▶ THE PROBLEM:
Go through the lines below and copy each one that holds the string "with".

(Raw records)
== == ==
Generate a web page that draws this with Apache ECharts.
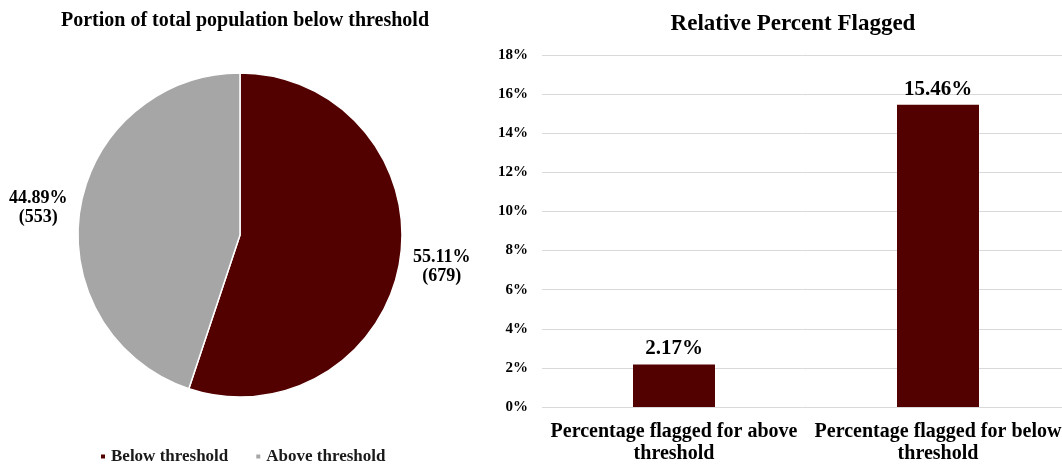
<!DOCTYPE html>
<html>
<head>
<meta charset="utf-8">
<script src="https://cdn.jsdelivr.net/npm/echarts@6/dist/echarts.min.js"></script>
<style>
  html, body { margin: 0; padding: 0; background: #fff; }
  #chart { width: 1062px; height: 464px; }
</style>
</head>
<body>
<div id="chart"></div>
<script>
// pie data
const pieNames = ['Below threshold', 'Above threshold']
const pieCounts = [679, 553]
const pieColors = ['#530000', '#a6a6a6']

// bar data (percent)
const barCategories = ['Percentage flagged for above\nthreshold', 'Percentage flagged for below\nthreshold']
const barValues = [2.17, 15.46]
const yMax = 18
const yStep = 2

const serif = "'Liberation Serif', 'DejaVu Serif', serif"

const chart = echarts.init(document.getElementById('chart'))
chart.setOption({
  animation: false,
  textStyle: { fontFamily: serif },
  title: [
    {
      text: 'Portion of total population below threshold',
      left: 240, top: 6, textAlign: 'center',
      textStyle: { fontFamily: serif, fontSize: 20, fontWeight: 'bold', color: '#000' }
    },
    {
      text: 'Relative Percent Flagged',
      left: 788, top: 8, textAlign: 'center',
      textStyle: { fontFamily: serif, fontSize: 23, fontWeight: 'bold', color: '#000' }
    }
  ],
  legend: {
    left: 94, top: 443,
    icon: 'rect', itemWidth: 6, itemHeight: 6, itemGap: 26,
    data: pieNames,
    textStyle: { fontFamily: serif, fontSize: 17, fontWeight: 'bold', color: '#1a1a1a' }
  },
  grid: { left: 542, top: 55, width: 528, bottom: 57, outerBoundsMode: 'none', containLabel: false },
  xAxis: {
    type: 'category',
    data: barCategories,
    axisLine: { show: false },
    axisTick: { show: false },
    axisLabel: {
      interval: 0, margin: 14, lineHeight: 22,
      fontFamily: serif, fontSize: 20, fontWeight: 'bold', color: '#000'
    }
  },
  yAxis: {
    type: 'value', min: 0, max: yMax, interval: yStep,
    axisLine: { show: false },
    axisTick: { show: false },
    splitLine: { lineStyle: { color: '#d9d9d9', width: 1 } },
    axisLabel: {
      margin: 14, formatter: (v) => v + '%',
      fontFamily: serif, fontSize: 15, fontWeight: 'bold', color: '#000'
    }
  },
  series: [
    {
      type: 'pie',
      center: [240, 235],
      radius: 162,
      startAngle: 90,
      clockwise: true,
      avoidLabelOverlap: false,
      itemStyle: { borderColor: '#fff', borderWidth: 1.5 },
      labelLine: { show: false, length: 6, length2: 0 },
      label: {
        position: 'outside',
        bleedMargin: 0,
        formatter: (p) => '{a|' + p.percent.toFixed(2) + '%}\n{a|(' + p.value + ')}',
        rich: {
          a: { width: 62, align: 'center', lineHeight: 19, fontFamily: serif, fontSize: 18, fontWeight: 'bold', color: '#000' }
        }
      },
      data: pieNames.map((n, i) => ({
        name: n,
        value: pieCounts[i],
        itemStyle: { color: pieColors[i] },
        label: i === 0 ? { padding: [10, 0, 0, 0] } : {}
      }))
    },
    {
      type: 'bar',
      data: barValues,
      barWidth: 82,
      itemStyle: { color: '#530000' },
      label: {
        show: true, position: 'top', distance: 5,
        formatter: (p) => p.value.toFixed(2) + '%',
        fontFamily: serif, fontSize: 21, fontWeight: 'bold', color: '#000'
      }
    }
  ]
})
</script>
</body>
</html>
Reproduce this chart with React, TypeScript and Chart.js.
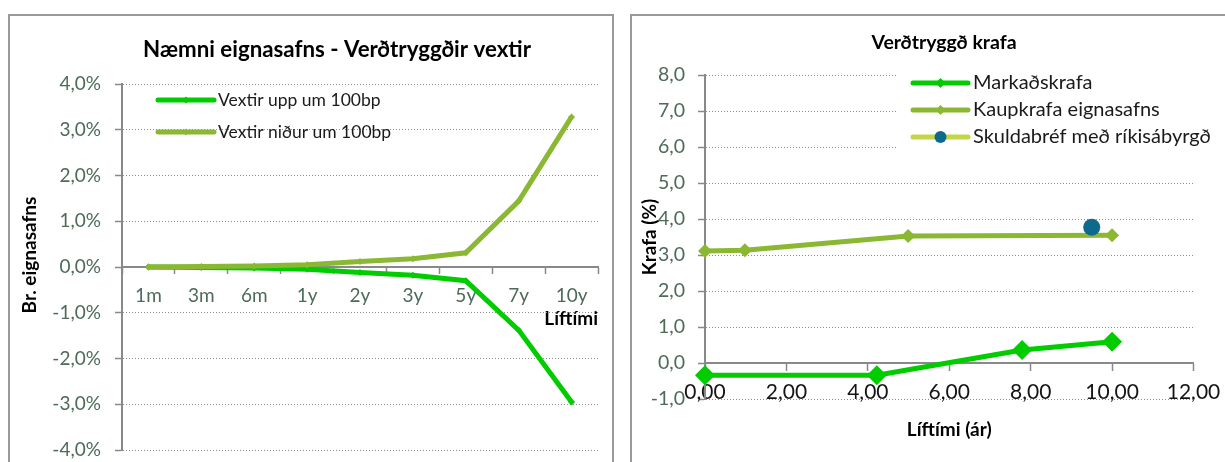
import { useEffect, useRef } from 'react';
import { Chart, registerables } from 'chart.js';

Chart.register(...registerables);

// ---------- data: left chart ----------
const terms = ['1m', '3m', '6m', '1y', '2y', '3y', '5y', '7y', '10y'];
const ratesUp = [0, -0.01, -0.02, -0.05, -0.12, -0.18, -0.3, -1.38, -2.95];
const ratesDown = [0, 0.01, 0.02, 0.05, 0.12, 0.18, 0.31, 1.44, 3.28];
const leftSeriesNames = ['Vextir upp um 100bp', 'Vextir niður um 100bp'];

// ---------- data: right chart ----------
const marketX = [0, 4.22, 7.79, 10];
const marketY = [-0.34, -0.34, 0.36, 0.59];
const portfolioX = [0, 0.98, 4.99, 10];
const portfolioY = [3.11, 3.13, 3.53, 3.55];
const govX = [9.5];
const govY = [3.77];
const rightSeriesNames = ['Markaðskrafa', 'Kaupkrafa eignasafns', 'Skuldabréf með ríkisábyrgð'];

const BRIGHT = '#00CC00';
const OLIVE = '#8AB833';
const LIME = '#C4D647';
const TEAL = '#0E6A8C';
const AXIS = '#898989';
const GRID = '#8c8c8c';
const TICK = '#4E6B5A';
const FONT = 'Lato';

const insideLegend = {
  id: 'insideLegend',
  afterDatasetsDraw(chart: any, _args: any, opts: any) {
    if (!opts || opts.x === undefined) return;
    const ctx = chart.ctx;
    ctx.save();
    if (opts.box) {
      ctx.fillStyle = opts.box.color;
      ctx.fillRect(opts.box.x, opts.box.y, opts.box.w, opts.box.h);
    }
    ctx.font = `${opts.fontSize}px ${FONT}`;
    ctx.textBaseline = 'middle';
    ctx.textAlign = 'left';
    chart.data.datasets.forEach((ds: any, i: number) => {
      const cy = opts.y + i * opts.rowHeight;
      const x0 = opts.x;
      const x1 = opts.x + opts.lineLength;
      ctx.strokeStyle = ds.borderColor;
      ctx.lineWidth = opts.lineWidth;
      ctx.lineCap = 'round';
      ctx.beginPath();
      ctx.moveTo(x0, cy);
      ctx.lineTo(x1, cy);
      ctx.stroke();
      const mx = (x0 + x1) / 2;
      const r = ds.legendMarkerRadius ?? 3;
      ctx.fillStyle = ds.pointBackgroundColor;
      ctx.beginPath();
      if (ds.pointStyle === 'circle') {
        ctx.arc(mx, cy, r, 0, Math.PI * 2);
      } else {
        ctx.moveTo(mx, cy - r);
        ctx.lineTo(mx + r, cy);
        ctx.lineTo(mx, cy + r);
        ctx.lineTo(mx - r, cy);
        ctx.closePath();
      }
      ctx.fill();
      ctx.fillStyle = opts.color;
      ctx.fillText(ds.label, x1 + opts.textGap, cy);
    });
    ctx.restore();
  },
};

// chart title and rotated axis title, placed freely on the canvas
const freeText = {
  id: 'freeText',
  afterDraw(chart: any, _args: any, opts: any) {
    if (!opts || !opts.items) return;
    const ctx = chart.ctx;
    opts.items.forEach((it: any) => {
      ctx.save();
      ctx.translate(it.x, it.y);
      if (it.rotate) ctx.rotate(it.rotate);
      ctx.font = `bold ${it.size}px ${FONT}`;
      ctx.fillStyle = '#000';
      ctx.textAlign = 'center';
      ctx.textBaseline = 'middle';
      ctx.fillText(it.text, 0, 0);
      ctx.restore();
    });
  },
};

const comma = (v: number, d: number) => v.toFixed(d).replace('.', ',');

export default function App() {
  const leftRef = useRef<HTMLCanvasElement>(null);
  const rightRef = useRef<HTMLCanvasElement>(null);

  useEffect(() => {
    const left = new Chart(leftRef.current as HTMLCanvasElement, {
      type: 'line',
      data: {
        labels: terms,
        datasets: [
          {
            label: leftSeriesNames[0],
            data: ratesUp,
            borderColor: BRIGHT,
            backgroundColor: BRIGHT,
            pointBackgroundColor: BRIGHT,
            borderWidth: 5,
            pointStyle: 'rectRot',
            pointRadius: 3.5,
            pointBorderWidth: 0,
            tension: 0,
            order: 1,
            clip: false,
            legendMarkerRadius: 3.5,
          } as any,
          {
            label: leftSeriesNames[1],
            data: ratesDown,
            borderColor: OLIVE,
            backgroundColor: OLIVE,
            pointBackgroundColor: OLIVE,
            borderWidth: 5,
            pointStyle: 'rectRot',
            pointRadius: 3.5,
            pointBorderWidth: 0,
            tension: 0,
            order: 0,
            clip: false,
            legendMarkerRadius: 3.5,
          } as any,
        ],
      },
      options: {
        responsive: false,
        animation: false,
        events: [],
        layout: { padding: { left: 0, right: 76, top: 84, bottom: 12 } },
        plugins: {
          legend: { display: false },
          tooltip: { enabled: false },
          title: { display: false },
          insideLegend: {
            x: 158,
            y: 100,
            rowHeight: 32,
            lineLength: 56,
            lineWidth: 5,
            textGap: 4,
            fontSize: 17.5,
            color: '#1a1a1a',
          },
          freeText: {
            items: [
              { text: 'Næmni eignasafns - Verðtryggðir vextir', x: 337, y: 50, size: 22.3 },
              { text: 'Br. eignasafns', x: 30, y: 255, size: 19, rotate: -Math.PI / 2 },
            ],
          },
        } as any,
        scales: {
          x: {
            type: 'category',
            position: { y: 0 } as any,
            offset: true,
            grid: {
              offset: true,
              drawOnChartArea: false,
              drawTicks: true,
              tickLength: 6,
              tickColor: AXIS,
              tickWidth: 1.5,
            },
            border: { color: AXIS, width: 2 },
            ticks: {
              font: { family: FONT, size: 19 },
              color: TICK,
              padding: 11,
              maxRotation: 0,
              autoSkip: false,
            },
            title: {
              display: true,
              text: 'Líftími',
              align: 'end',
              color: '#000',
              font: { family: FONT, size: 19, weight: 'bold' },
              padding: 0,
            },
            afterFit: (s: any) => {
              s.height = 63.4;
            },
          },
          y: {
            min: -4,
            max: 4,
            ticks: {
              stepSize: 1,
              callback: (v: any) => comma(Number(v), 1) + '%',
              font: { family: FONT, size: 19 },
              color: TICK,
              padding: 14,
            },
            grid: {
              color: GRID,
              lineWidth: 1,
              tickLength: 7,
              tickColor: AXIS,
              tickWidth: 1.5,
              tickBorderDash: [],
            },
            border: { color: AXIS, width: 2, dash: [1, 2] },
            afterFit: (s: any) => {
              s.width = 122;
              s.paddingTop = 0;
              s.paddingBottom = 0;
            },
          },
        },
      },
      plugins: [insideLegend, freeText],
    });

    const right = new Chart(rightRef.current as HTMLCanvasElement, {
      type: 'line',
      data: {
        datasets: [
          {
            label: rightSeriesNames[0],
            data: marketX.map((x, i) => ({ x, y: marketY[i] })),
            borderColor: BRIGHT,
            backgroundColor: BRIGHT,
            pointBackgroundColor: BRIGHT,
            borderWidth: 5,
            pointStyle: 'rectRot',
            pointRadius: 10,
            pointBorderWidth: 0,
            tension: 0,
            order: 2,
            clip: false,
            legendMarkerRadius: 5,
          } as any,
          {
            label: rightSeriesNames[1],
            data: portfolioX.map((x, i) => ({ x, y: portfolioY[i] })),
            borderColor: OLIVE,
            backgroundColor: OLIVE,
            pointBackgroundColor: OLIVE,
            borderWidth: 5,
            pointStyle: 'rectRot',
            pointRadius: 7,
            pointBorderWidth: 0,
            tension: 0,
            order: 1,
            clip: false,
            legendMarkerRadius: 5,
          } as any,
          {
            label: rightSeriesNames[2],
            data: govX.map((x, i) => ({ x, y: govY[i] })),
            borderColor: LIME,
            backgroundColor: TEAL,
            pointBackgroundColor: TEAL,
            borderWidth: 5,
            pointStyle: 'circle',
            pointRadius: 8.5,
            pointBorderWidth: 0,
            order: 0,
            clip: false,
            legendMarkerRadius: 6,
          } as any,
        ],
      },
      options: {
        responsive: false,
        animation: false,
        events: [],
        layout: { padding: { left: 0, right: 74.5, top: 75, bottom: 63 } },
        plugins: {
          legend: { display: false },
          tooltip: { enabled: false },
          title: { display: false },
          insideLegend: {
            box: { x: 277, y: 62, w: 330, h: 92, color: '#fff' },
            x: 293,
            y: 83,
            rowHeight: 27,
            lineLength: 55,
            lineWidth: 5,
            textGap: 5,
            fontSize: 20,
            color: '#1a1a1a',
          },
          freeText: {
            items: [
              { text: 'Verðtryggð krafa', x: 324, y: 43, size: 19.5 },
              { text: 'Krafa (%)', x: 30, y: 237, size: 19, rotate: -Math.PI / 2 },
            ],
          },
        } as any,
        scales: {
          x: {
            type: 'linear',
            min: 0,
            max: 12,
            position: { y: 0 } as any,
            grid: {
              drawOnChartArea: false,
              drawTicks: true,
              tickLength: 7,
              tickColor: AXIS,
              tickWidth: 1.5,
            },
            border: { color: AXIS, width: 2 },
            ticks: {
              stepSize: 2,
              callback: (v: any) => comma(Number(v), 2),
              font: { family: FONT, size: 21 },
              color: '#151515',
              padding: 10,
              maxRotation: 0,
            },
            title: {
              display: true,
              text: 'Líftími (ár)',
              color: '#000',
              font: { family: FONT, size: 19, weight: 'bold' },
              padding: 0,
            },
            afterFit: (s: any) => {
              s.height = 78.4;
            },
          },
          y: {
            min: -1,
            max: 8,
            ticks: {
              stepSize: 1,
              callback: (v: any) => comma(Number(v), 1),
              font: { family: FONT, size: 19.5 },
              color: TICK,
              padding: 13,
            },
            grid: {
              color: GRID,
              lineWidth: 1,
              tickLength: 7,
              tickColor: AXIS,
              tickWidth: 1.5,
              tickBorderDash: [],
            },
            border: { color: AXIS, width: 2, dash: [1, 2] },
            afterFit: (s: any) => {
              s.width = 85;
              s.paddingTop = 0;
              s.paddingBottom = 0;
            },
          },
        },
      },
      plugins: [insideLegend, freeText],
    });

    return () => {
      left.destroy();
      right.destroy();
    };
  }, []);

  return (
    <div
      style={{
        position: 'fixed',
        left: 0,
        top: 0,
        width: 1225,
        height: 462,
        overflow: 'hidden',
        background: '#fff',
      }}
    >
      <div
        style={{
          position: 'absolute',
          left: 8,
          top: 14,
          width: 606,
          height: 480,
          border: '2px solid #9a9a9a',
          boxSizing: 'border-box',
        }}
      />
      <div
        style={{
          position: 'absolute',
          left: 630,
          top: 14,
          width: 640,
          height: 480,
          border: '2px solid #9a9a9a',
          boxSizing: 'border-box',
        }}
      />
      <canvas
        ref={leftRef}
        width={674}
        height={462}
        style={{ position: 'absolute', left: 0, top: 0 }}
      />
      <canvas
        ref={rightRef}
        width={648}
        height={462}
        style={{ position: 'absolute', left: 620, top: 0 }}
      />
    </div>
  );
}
== == ==
▶ SOLUTION TO THIS PROBLEM:
Generate a web page that draws this with Apache ECharts.
Reproduce this chart with React, TypeScript and Chart.js.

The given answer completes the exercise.